### [Exercise directions]
Can you find the lines of the listing that include "matplotlib" and copy every one?
:::::
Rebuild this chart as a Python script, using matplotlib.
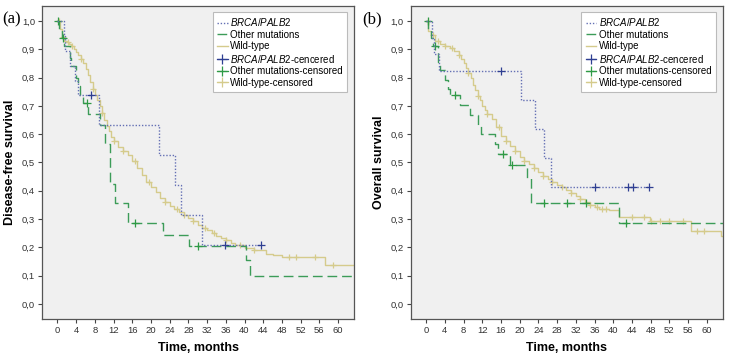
import numpy as np
import matplotlib
matplotlib.use("Agg")
import matplotlib.pyplot as plt
from matplotlib.lines import Line2D

plt.rcParams['font.family'] = ['Liberation Sans', 'DejaVu Sans']
plt.rcParams['mathtext.fontset'] = 'custom'
plt.rcParams['mathtext.it'] = 'Liberation Sans:italic'
plt.rcParams['mathtext.rm'] = 'Liberation Sans'

# ---------------- data ----------------
x_ticks = list(range(0, 61, 4))
y_ticks = [0.0, 0.1, 0.2, 0.3, 0.4, 0.5, 0.6, 0.7, 0.8, 0.9, 1.0]
y_tick_labels = ['0,0', '0,1', '0,2', '0,3', '0,4', '0,5', '0,6', '0,7', '0,8', '0,9', '1,0']

# Panel (a): disease-free survival
a_brca_t = [0, 1.35, 1.6, 2.6, 3.8, 4.3, 8.9, 21.7, 25.2, 26.5, 30.8]
a_brca_s = [1.0, 0.947, 0.895, 0.842, 0.789, 0.737, 0.632, 0.527, 0.421, 0.316, 0.21]
a_brca_end = 43.5
a_brca_cens = [7.1, 35.8, 43.5]

a_oth_t = [0, 0.4, 0.9, 1.3, 2.6, 3.0, 4.0, 4.4, 4.8, 5.5, 6.6, 9.0, 10.1, 11.2, 12.3, 15.1, 22.5, 28.2, 40.4, 41.1]
a_oth_s = [1.0, 0.97, 0.94, 0.913, 0.87, 0.84, 0.80, 0.77, 0.74, 0.71, 0.672, 0.633, 0.565, 0.425, 0.357, 0.287, 0.245, 0.204, 0.157, 0.10]
a_oth_end = 63.4
a_oth_cens = [0.2, 1.2, 6.3, 16.5, 30.0]

a_wild_t = [0, 0.5, 1, 1.5, 2, 2.5, 3, 3.5, 4, 4.5, 5, 5.5, 6, 6.5, 7, 7.5, 8, 8.5, 9, 9.5,
            10, 10.5, 11, 11.5, 12, 13, 14, 15, 16, 17, 18, 19, 20, 21, 22, 23, 24, 25, 26,
            27, 28, 29, 30, 31, 32, 33, 34, 35, 36, 37, 38, 40, 42, 44.5, 46, 48, 57.2]
a_wild_s = [1.0, 0.97, 0.945, 0.93, 0.925, 0.917, 0.91, 0.90, 0.89, 0.88, 0.865, 0.85, 0.83,
            0.81, 0.785, 0.76, 0.74, 0.72, 0.70, 0.675, 0.65, 0.63, 0.61, 0.59, 0.575, 0.555,
            0.54, 0.525, 0.505, 0.48, 0.455, 0.432, 0.415, 0.395, 0.375, 0.36, 0.348, 0.335,
            0.325, 0.315, 0.305, 0.295, 0.28, 0.27, 0.26, 0.25, 0.24, 0.232, 0.225, 0.215,
            0.208, 0.198, 0.19, 0.178, 0.172, 0.166, 0.139]
a_wild_end = 63.4
a_wild_cens = [0.3, 1.2, 2.2, 3.2, 5, 7.5, 9.5, 12, 14, 16.5, 19.5, 23, 25.5, 27, 29, 31.5,
               33.5, 36, 39, 42, 49.5, 51, 55, 59]

# Panel (b): overall survival
b_brca_t = [0, 1.3, 1.6, 2.7, 20.2, 23.3, 25.2, 26.6]
b_brca_s = [1.0, 0.941, 0.882, 0.824, 0.722, 0.618, 0.515, 0.412]
b_brca_end = 47.6
b_brca_cens = [16.1, 36.0, 43.2, 44.2, 47.6]

b_oth_t = [0, 0.4, 1.0, 1.4, 2.6, 3.0, 4.0, 4.7, 5.2, 7.2, 9.3, 11.1, 11.8, 14.7, 15.4, 17.9, 21.6, 22.5, 41.2]
b_oth_s = [1.0, 0.97, 0.94, 0.913, 0.855, 0.827, 0.79, 0.76, 0.74, 0.704, 0.669, 0.634, 0.60, 0.565, 0.53, 0.49, 0.445, 0.357, 0.285]
b_oth_end = 63.4
b_oth_cens = [0.3, 1.8, 6.1, 16.5, 18.3, 25.2, 30.2, 34.1, 42.8]

b_wild_t = [0, 0.5, 1, 2, 3, 4, 5, 6, 7, 7.5, 8, 8.5, 9, 9.5, 10, 10.5, 11, 11.5, 12, 12.5,
            13, 14, 15, 16, 17, 18, 19, 20, 21, 22, 23, 24, 25, 26, 27, 28, 29, 30, 31, 32,
            33, 34, 35, 36, 37, 39, 41.2, 47.8, 56.6, 63.0]
b_wild_s = [1.0, 0.965, 0.95, 0.928, 0.918, 0.912, 0.905, 0.895, 0.88, 0.865, 0.85, 0.835,
            0.815, 0.80, 0.775, 0.755, 0.735, 0.72, 0.70, 0.685, 0.672, 0.655, 0.625, 0.595,
            0.575, 0.56, 0.54, 0.52, 0.507, 0.493, 0.48, 0.465, 0.452, 0.44, 0.43, 0.42, 0.412,
            0.404, 0.392, 0.38, 0.37, 0.362, 0.35, 0.342, 0.336, 0.333, 0.306, 0.292, 0.258, 0.24]
b_wild_end = 63.4
b_wild_cens = [0.3, 1.5, 2.5, 4, 5.5, 7, 9, 11, 13, 15.5, 17, 19, 21, 23, 25, 27, 29, 31, 33,
               35, 36.5, 37.5, 38.5, 44, 46.5, 48, 50, 52, 55, 58, 59.5]

labels = [r'$\mathit{BRCA/PALB2}$', 'Other mutations', 'Wild-type',
          r'$\mathit{BRCA/PALB2}$-cencered', 'Other mutations-censored', 'Wild-type-censored']

# ---------------- styles ----------------
C_BRCA = '#6470b4'
C_BRCA_M = '#2f3f92'
C_OTH = '#3c9c58'
C_OTH_M = '#2f9a45'
C_WILD = '#d5cb8c'

st_brca = dict(color=C_BRCA, lw=1.0, dashes=(1.0, 1.3))
st_oth = dict(color=C_OTH, lw=1.0, dashes=(7, 3.5))
st_wild = dict(color=C_WILD, lw=1.0, linestyle='-')


def surv_at(t, s, tc):
    t = np.asarray(t)
    s = np.asarray(s)
    idx = np.searchsorted(t, np.asarray(tc), side='right') - 1
    return s[idx]


def draw_km(ax, t, s, end, cens, style, mcolor, ms):
    tt = list(t) + [end]
    ss = list(s) + [s[-1]]
    ax.step(tt, ss, where='post', **style)
    ax.plot(cens, surv_at(t, s, cens), linestyle='none', marker='+',
            color=mcolor, ms=ms, mew=0.9)


fig = plt.figure(figsize=(7.34, 3.57), dpi=100)
fig.patch.set_facecolor('white')

ax_a = fig.add_axes([42 / 734, 1 - 319 / 357, 312 / 734, 313 / 357])
ax_b = fig.add_axes([410.7 / 734, 1 - 319 / 357, 312 / 734, 313 / 357])

panels = [
    (ax_a, (a_brca_t, a_brca_s, a_brca_end, a_brca_cens),
     (a_oth_t, a_oth_s, a_oth_end, a_oth_cens),
     (a_wild_t, a_wild_s, a_wild_end, a_wild_cens), 'Disease-free survival', '(a)'),
    (ax_b, (b_brca_t, b_brca_s, b_brca_end, b_brca_cens),
     (b_oth_t, b_oth_s, b_oth_end, b_oth_cens),
     (b_wild_t, b_wild_s, b_wild_end, b_wild_cens), 'Overall survival', '(b)'),
]

for ax, brca, oth, wild, ylab, tag in panels:
    ax.set_facecolor('#f0f0f0')
    draw_km(ax, *wild, st_wild, C_WILD, 5)
    draw_km(ax, *oth, st_oth, C_OTH_M, 6)
    draw_km(ax, *brca, st_brca, C_BRCA_M, 6)

    ax.set_xlim(-3.3, 63.4)
    ax.set_ylim(-0.053, 1.053)
    ax.set_xticks(x_ticks)
    ax.set_xticklabels([str(v) for v in x_ticks])
    ax.set_yticks(y_ticks)
    ax.set_yticklabels(y_tick_labels)
    ax.tick_params(axis='both', direction='out', length=3, width=0.8, colors='#444444',
                   labelsize=6.8, labelcolor='#333333', pad=2)
    for sp in ax.spines.values():
        sp.set_color('#555555')
        sp.set_linewidth(0.9)

    ax.set_ylabel(ylab, fontsize=9, fontweight='bold', labelpad=4)
    ax.set_xlabel('Time, months', fontsize=9, fontweight='bold', labelpad=5)

    handles = [
        Line2D([], [], **st_brca),
        Line2D([], [], **st_oth),
        Line2D([], [], **st_wild),
        Line2D([], [], color=C_BRCA_M, lw=0.9, marker='+', ms=7, mew=0.9),
        Line2D([], [], color=C_OTH_M, lw=0.9, marker='+', ms=7, mew=0.9),
        Line2D([], [], color=C_WILD, lw=0.9, marker='+', ms=7, mew=0.9),
    ]
    leg = ax.legend(handles, labels, loc='upper right', bbox_to_anchor=(0.978, 0.981),
                    borderaxespad=0, fontsize=7.0, frameon=True, fancybox=False,
                    handlelength=1.1, handletextpad=0.25, labelspacing=0.15,
                    borderpad=0.45)
    leg.get_frame().set_edgecolor('#bbbbbb')
    leg.get_frame().set_linewidth(0.8)
    leg.get_frame().set_facecolor('white')
    leg.get_frame().set_alpha(1)

fig.text(2 / 734, 1 - 19 / 357, '(a)', fontsize=12, family='Liberation Serif', va='center', ha='left')
fig.text(362 / 734, 1 - 19 / 357, '(b)', fontsize=12, family='Liberation Serif', va='center', ha='left')

fig.savefig('out.png', dpi=100)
:::::
### [Written solution]
Rebuild this chart as a Python script, using matplotlib.
import matplotlib
matplotlib.use("Agg")
import matplotlib.pyplot as plt
from matplotlib.lines import Line2D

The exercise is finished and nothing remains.